Confucio dijo en cierta ocasión que “quien domina su cólera, domina a su peor enemigo”. Y ésta es, sin duda, una gran verdad, pero también una asignatura pendiente para el ser humano, emocional, impulsivo y dominado por reacciones viscerales aún cuando su racionalidad pueda decirle en ciertos momentos que, verdaderamente, determinadas decisiones le traerán nefastas consecuencias. ¿Podemos imaginarnos lo que hubiera sido la sesión en la Cámara Europea si Rompuy hubiera seguido el juego de agresiones de Farage? Desde las palabras de Confucio se llamaba, sin duda, a ese hoy denominado autocontrol, que no es más que la capacidad de pararse y pensar, de decidir inteligentemente antes de actuar, lejos de ser movidos exclusivamente por las emociones.
Jesús, sin embargo, fue mucho más allá en sus planteamientos respecto a este tema.

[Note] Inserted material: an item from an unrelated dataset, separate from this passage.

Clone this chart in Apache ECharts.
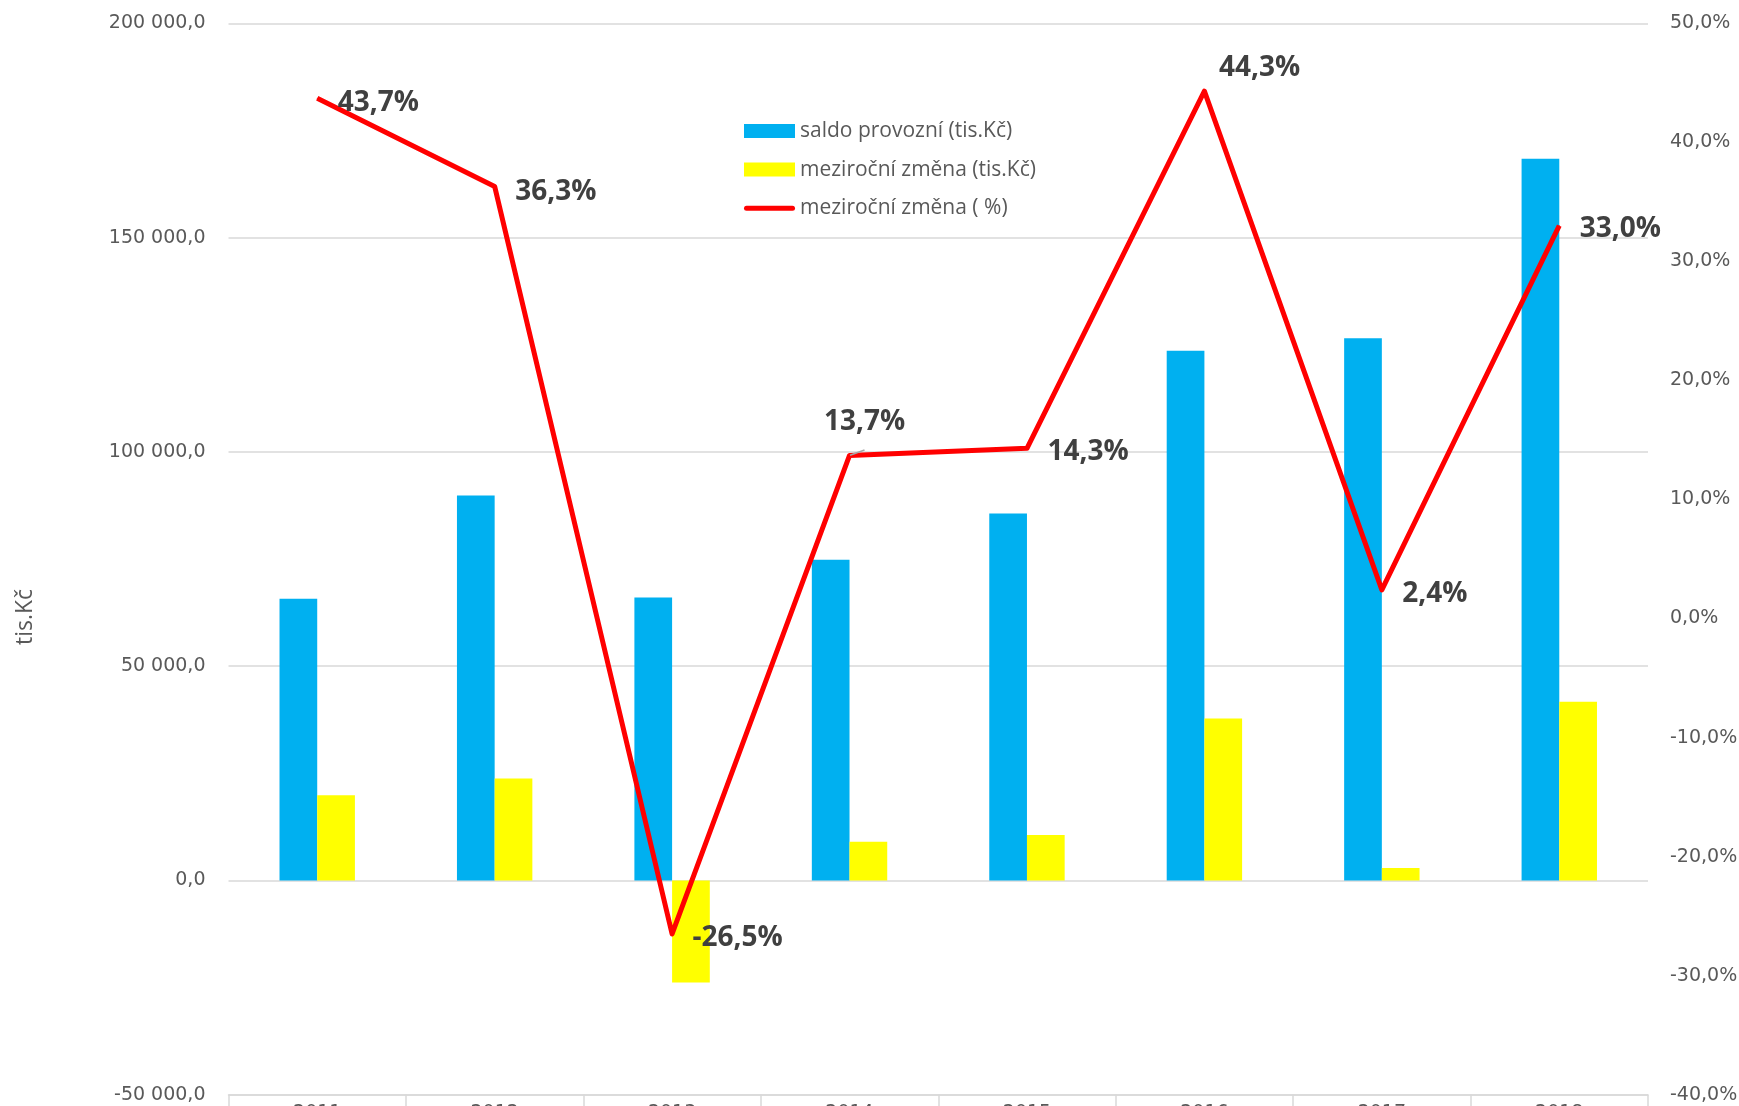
<!DOCTYPE html>
<html>
<head>
<meta charset="utf-8">
<script src="https://cdn.jsdelivr.net/npm/echarts@6/dist/echarts.min.js"></script>
<style>
html,body{margin:0;padding:0;background:#fff;overflow:hidden;}
#chart{width:1739px;height:1106px;}
</style>
</head>
<body>
<div id="chart"></div>
<script>
const categories = ['2011','2012','2013','2014','2015','2016','2017','2018'];
const saldo = [65700, 89800, 66000, 74800, 85600, 123600, 126500, 168400];
const zmena = [19900, 23800, -23800, 9000, 10600, 37800, 2900, 41700];
const zmenaPct = [43.7, 36.3, -26.5, 13.7, 14.3, 44.3, 2.4, 33.0];
const seriesNames = ['saldo provozní (tis.Kč)', 'meziroční změna (tis.Kč)', 'meziroční změna ( %)'];
const leftTicks = {min: -50000, max: 200000, interval: 50000};
const rightTicks = {min: -40, max: 50, interval: 10};

function fmtNum(v) {
  const neg = v < 0;
  let s = Math.abs(v).toFixed(0).replace(/\B(?=(\d{3})+(?!\d))/g, ' ');
  return (neg ? '-' : '') + s + ',0';
}
function fmtPct(v) {
  return v.toFixed(1).replace('.', ',') + '%';
}

const labelBase = {
  show: true, position: 'right', distance: 20,
  fontFamily: 'Open Sans', fontWeight: 'bold', fontSize: 28, color: '#404040',
  formatter: p => fmtPct(p.value)
};
const labelTweaks = [
  {offset: [0, 4.5]},
  {offset: [0, 5.5]},
  {offset: [0, 4.5]},
  {position: 'top', distance: 19, offset: [15, 0]},
  {offset: [0, 3.5]},
  {distance: 14, offset: [0, -23]},
  {offset: [0, 4.5]},
  {offset: [0, 3.5]}
];
const lineData = zmenaPct.map((v, i) => {
  const item = {value: v, label: Object.assign({}, labelTweaks[i])};
  if (i === 3) {
    item.labelLine = {show: true, lineStyle: {color: '#A6A6A6', width: 1.5}};
  }
  return item;
});

const chart = echarts.init(document.getElementById('chart'), null, {renderer: 'canvas'});
chart.setOption({
  animation: false,
  backgroundColor: '#ffffff',
  grid: {left: 228.5, right: 91, top: 23.3, bottom: 11.3, containLabel: false, outerBoundsMode: 'none'},
  legend: {
    orient: 'vertical', left: 744, top: 120.5, padding: 0,
    itemWidth: 51, itemHeight: 14, itemGap: 17.6,
    textStyle: {fontFamily: 'Open Sans', fontSize: 21, color: '#595959'},
    data: [
      {name: seriesNames[0], icon: 'rect'},
      {name: seriesNames[1], icon: 'rect'},
      {name: seriesNames[2], icon: 'path://M2.5,0 L48.5,0 A2.5,2.5 0 0 1 48.5,5 L2.5,5 A2.5,2.5 0 0 1 2.5,0 Z', itemStyle: {color: '#FF0000'}}
    ]
  },
  xAxis: {
    type: 'category', data: categories,
    axisLine: {show: true, onZero: false, lineStyle: {color: '#D9D9D9', width: 1.5}},
    axisTick: {show: true, length: 14, lineStyle: {color: '#D9D9D9', width: 1.5}},
    axisLabel: {margin: 9, fontFamily: 'DejaVu Sans', fontSize: 19, color: '#595959'}
  },
  yAxis: [
    {
      type: 'value', min: leftTicks.min, max: leftTicks.max, interval: leftTicks.interval,
      name: 'tis.Kč', nameLocation: 'middle', nameRotate: 90, nameGap: 192,
      nameTextStyle: {fontFamily: 'Open Sans', fontSize: 23, color: '#595959', padding: [0, 116, 0, 0]},
      axisLine: {show: false}, axisTick: {show: false},
      axisLabel: {margin: 23, fontFamily: 'DejaVu Sans', fontSize: 19, color: '#595959', formatter: v => fmtNum(v)},
      splitLine: {show: true, lineStyle: {color: '#D9D9D9', width: 1.5}}
    },
    {
      type: 'value', position: 'right', min: rightTicks.min, max: rightTicks.max, interval: rightTicks.interval,
      axisLine: {show: false}, axisTick: {show: false},
      axisLabel: {margin: 22, fontFamily: 'DejaVu Sans', fontSize: 19, color: '#595959', formatter: v => fmtPct(v)},
      splitLine: {show: false}
    }
  ],
  series: [
    {
      name: seriesNames[0], type: 'bar', data: saldo, barWidth: 37.7, barGap: '0%',
      itemStyle: {color: '#00B0F0'}
    },
    {
      name: seriesNames[1], type: 'bar', data: zmena, barWidth: 37.7, barGap: '0%',
      itemStyle: {color: '#FFFF00'}
    },
    {
      name: seriesNames[2], type: 'line', yAxisIndex: 1, data: lineData,
      symbol: 'circle', symbolSize: 1, z: 5,
      itemStyle: {color: '#FF0000'},
      lineStyle: {color: '#FF0000', width: 5, join: 'round'},
      label: labelBase
    }
  ]
});
</script>
</body>
</html>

En un análisis superficial pudiera parecer que su postura y la de otros como Confucio son similares o, incluso, prácticamente idénticas. Sin embargo, Él hizo algo más que llamar al autocontrol. Él
abordó este asunto llamándonos a ser, no sólo mansos, sino pacificadores y, lo que es más complicado, animándonos a bendecir a aquellos que nos maldicen y a orar por los que nos ultrajan. Evidentemente, este es un punto al que Rompuy, por sus propias fuerzas, no podrá llegar, ya que hace falta algo más que talento natural para dar ese paso cualitativo de poner la otra mejilla.
¿No es éste, quizá, uno de los mensajes más provocadores y, a la vez, más desafiantes de los planteados por Jesús a lo largo de sus años de ministerio? Ante este reto, sólo nos queda considerar una realidad: la de que no podemos solos.
El reto del autocontrol tal y como lo plantea Jesús no puede resolverse desde las fuerzas del hombre. Él nos llama a ser controlados por el Espíritu, porque sólo los recursos que Él aporta en la vida del creyente permiten que nuestra naturaleza, impulsiva y emocional, pueda ser controlada hasta el punto de llegar a bendecir a los que nos maldicen. Esto aporta al creyente una nueva dimensión respecto al dominio propio del que la Biblia nos habla, dejando claro que no es un mérito atribuible a nosotros mismos y nuestras capacidades, sino a Aquel que abrió camino al respecto en un acto como ningún otro de humildad y dominio propio, tal como Isaías relata en su
capítulo 53.
“Angustiado él, y afligido, no abrió su boca: como cordero fue llevado al matadero; y como oveja delante de sus trasquiladores, enmudeció, y no abrió su boca.”